Je pense que le préfixe fait partie de ces locutions qui finissent par s’imposer du fait d’une certaine puissance d’évocation et à défaut de trouver mieux. Je ne suis pas sûr que le sens originel grec soit perçu et que tout le monde y mette les mêmes représentations. C’est d’ailleurs là que prendre en compte le rôle de l’imaginaire est intéressant. Ce genre de préfixe en est gorgé. Il signale l’inscription croissante de pans entiers des vies humaines dans un type particulier de milieu technique, avec l’espèce de double frisson de fascination et d’angoisse vis-à-vis de quelque chose qui paraît nébuleux, mystérieux : comme un monde à part. Perçu comme plein de menaces aussi…

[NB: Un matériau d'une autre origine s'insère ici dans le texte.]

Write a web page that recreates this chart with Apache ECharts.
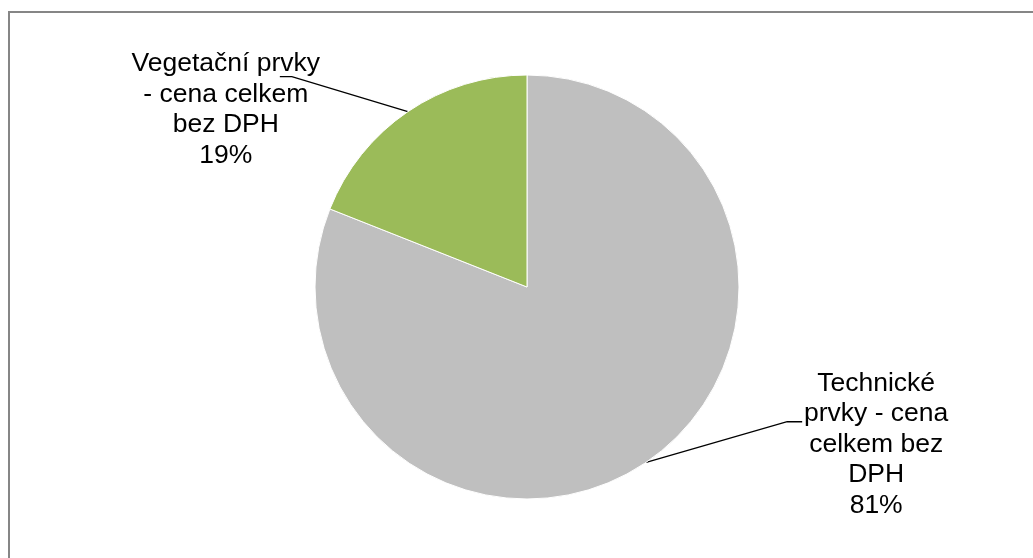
<!DOCTYPE html>
<html>
<head>
<meta charset="utf-8">
<script src="https://cdn.jsdelivr.net/npm/echarts@6/dist/echarts.min.js"></script>
<style>
html,body{margin:0;padding:0;background:#fff;}
#c{width:1033px;height:558px;}
</style>
</head>
<body>
<div id="c"></div>
<script>
// Data
const categories = ['Technické\nprvky - cena\ncelkem bez\nDPH', 'Vegetační prvky\n- cena celkem\nbez DPH'];
const values = [81, 19];
const colors = ['#BFBFBF', '#9BBB59'];

// Label placement relative to slice edge point (styling only)
const labelOffsets = [
  { dx: 230, dy: -18, line: [[141, -40.6], [156, -40.6]] },
  { dx: -182, dy: -2, line: [[-116, -35], [-128, -35]] }
];

const chart = echarts.init(document.getElementById('c'), null, { renderer: 'canvas' });
chart.setOption({
  animation: false,
  backgroundColor: '#ffffff',
  textStyle: { fontFamily: 'Liberation Sans, Arial, sans-serif' },
  graphic: [{
    type: 'rect',
    shape: { x: 9, y: 12, width: 1200, height: 800 },
    style: { fill: 'none', stroke: '#868686', lineWidth: 2 },
    silent: true
  }],
  series: [{
    type: 'pie',
    center: [527, 287],
    radius: [0, 212],
    startAngle: 90,
    clockwise: true,
    percentPrecision: 0,
    itemStyle: { borderColor: '#ffffff', borderWidth: 1 },
    label: {
      show: true,
      position: 'outside',
      formatter: '{b}\n{d}%',
      fontSize: 26.5,
      lineHeight: 30.5,
      color: '#000000',
      fontFamily: 'Liberation Sans, Arial, sans-serif',
      align: 'center'
    },
    labelLine: {
      show: true,
      length: 20,
      length2: 20,
      lineStyle: { color: '#000000', width: 1.3 }
    },
    labelLayout: function (p) {
      const o = labelOffsets[p.dataIndex];
      const pts = p.labelLinePoints;
      if (!pts) return {};
      const s = pts[0];
      return {
        x: s[0] + o.dx,
        y: s[1] + o.dy,
        align: 'center',
        verticalAlign: 'middle',
        labelLinePoints: [
          [s[0], s[1]],
          [s[0] + o.line[0][0], s[1] + o.line[0][1]],
          [s[0] + o.line[1][0], s[1] + o.line[1][1]]
        ]
      };
    },
    data: categories.map((c, i) => ({ name: c, value: values[i], itemStyle: { color: colors[i] } }))
  }]
});
</script>
</body>
</html>
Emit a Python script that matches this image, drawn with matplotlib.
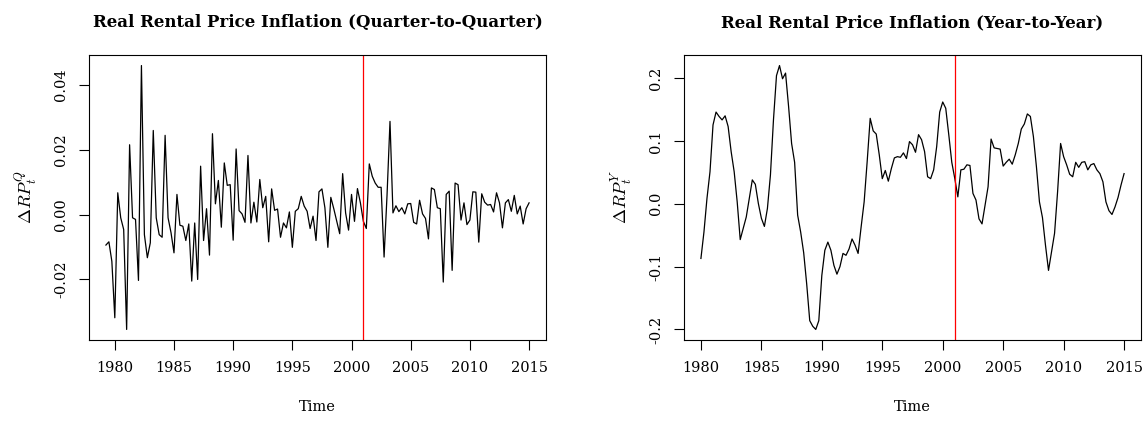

Tu as choisi de nommer ton livre Cyberpunk’s Not Dead en t’inspirant d’un fameux slogan. C’est ironique ? Ou c’est un cri du coeur ?

C’est plus un clin d’œil auquel il était difficile de résister et, pour relier plus directement au contenu du livre, une autre manière de dire : Cyberpunk is now. Une part de cet imaginaire a comme débordé dans la « réalité ». Pas sûr que ce soit le monde dans lequel nous aurions eu envie de vivre. Mais une partie de ce qui avait été imaginé sous forme hypothétique ou spéculative paraît désormais présente. Bien sûr, il ne faut pas s’arrêter à l’esthétique de surface. Les panneaux d’affichage publicitaire à LED commencent à être plus présents que les néons dans les paysages urbains et les cœurs de ville aseptisés ne ressemblent pas aux rues de Blade Runner ou de la Conurb. En revanche, il y a des proximités troublantes entre ce qui relevait de l’anticipation fictionnelle et un certain contexte socioéconomique, technologique, etc., avec lequel nous sommes familiers. C’est là que le cyberpunk peut être poussé un cran plus loin, en activant une forme de réflexion, critique à certains égards, sur des phénomènes ou tendances qui paraissent brouiller la frontière entre fiction d’hier et monde d’aujourd’hui.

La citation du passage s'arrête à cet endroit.